#### Your goal
Return the material word for word. Do not include pictures.

#### Supplied material
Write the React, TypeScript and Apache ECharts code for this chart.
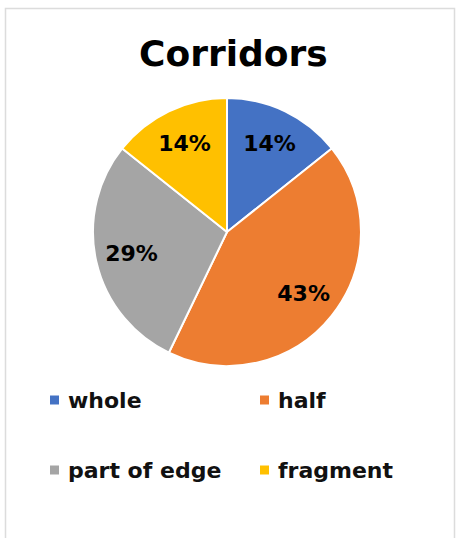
import React, { useEffect, useRef } from "react";
import * as echarts from "echarts";

const categories = ["whole", "half", "part of edge", "fragment"];
const values = [1, 3, 2, 1];
const colors = ["#4472C4", "#ED7D31", "#A5A5A5", "#FFC000"];
const titleText = "Corridors";

export default function App() {
  const ref = useRef<HTMLDivElement>(null);
  useEffect(() => {
    if (!ref.current) return;
    const chart = echarts.init(ref.current, undefined, { renderer: "svg" });
    const data = categories.map((name, i) => ({
      name,
      value: values[i],
      itemStyle: { color: colors[i] },
    }));
    const legendPos = [
      { left: 48, top: 389 },
      { left: 258, top: 389 },
      { left: 48, top: 459 },
      { left: 258, top: 459 },
    ];
    const font = "DejaVu Sans";
    chart.setOption({
      animation: false,
      backgroundColor: "#ffffff",
      title: {
        text: titleText,
        left: 139,
        top: 35,
        padding: 0,
        textStyle: { fontFamily: font, fontWeight: "bold", fontSize: 36, color: "#000" },
      },
      legend: categories.map((name, i) => ({
        data: [name],
        left: legendPos[i].left,
        top: legendPos[i].top,
        icon: "rect",
        itemWidth: 11,
        itemHeight: 11,
        padding: 0,
        selectedMode: false,
        textStyle: {
          fontFamily: font,
          fontWeight: "bold",
          fontSize: 22,
          lineHeight: 22,
          color: "#111",
          padding: [0, 0, 0, 3],
        },
      })),
      graphic: [
        {
          type: "rect",
          shape: { x: 5.5, y: 8.5, width: 449, height: 560 },
          style: { fill: "none", stroke: "#dcdcdc", lineWidth: 1.5 },
          silent: true,
        },
      ],
      series: [
        {
          type: "pie",
          center: [227, 232],
          radius: [0, 134],
          startAngle: 90,
          clockwise: true,
          data,
          label: { show: false },
          labelLine: { show: false },
          itemStyle: { borderColor: "#ffffff", borderWidth: 2 },
          emphasis: { disabled: true },
        },
        {
          type: "pie",
          center: [227, 232],
          radius: [56, 134],
          startAngle: 90,
          clockwise: true,
          silent: true,
          data: categories.map((name, i) => ({ name, value: values[i] })),
          itemStyle: { color: "rgba(0,0,0,0)", borderWidth: 0 },
          label: {
            show: true,
            position: "inside",
            formatter: (p: any) => `${Math.round(p.percent)}%`,
            fontFamily: font,
            fontWeight: "bold",
            fontSize: 22,
            color: "#000",
          },
          labelLine: { show: false },
          emphasis: { disabled: true },
        },
      ],
    });
    return () => chart.dispose();
  }, []);
  return (
    <div
      ref={ref}
      style={{ position: "fixed", left: 0, top: 0, width: 457, height: 538 }}
    />
  );
}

#### Answer to the task
Write the React, TypeScript and Apache ECharts code for this chart.
import React, { useEffect, useRef } from "react";
import * as echarts from "echarts";

const categories = ["whole", "half", "part of edge", "fragment"];
const values = [1, 3, 2, 1];
const colors = ["#4472C4", "#ED7D31", "#A5A5A5", "#FFC000"];
const titleText = "Corridors";

export default function App() {
  const ref = useRef<HTMLDivElement>(null);
  useEffect(() => {
    if (!ref.current) return;
    const chart = echarts.init(ref.current, undefined, { renderer: "svg" });
    const data = categories.map((name, i) => ({
      name,
      value: values[i],
      itemStyle: { color: colors[i] },
    }));
    const legendPos = [
      { left: 48, top: 389 },
      { left: 258, top: 389 },
      { left: 48, top: 459 },
      { left: 258, top: 459 },
    ];
    const font = "DejaVu Sans";
    chart.setOption({
      animation: false,
      backgroundColor: "#ffffff",
      title: {
        text: titleText,
        left: 139,
        top: 35,
        padding: 0,
        textStyle: { fontFamily: font, fontWeight: "bold", fontSize: 36, color: "#000" },
      },
      legend: categories.map((name, i) => ({
        data: [name],
        left: legendPos[i].left,
        top: legendPos[i].top,
        icon: "rect",
        itemWidth: 11,
        itemHeight: 11,
        padding: 0,
        selectedMode: false,
        textStyle: {
          fontFamily: font,
          fontWeight: "bold",
          fontSize: 22,
          lineHeight: 22,
          color: "#111",
          padding: [0, 0, 0, 3],
        },
      })),
      graphic: [
        {
          type: "rect",
          shape: { x: 5.5, y: 8.5, width: 449, height: 560 },
          style: { fill: "none", stroke: "#dcdcdc", lineWidth: 1.5 },
          silent: true,
        },
      ],
      series: [
        {
          type: "pie",
          center: [227, 232],
          radius: [0, 134],
          startAngle: 90,
          clockwise: true,
          data,
          label: { show: false },
          labelLine: { show: false },
          itemStyle: { borderColor: "#ffffff", borderWidth: 2 },
          emphasis: { disabled: true },
        },
        {
          type: "pie",
          center: [227, 232],
          radius: [56, 134],
          startAngle: 90,
          clockwise: true,
          silent: true,
          data: categories.map((name, i) => ({ name, value: values[i] })),
          itemStyle: { color: "rgba(0,0,0,0)", borderWidth: 0 },
          label: {
            show: true,
            position: "inside",
            formatter: (p: any) => `${Math.round(p.percent)}%`,
            fontFamily: font,
            fontWeight: "bold",
            fontSize: 22,
            color: "#000",
          },
          labelLine: { show: false },
          emphasis: { disabled: true },
        },
      ],
    });
    return () => chart.dispose();
  }, []);
  return (
    <div
      ref={ref}
      style={{ position: "fixed", left: 0, top: 0, width: 457, height: 538 }}
    />
  );
}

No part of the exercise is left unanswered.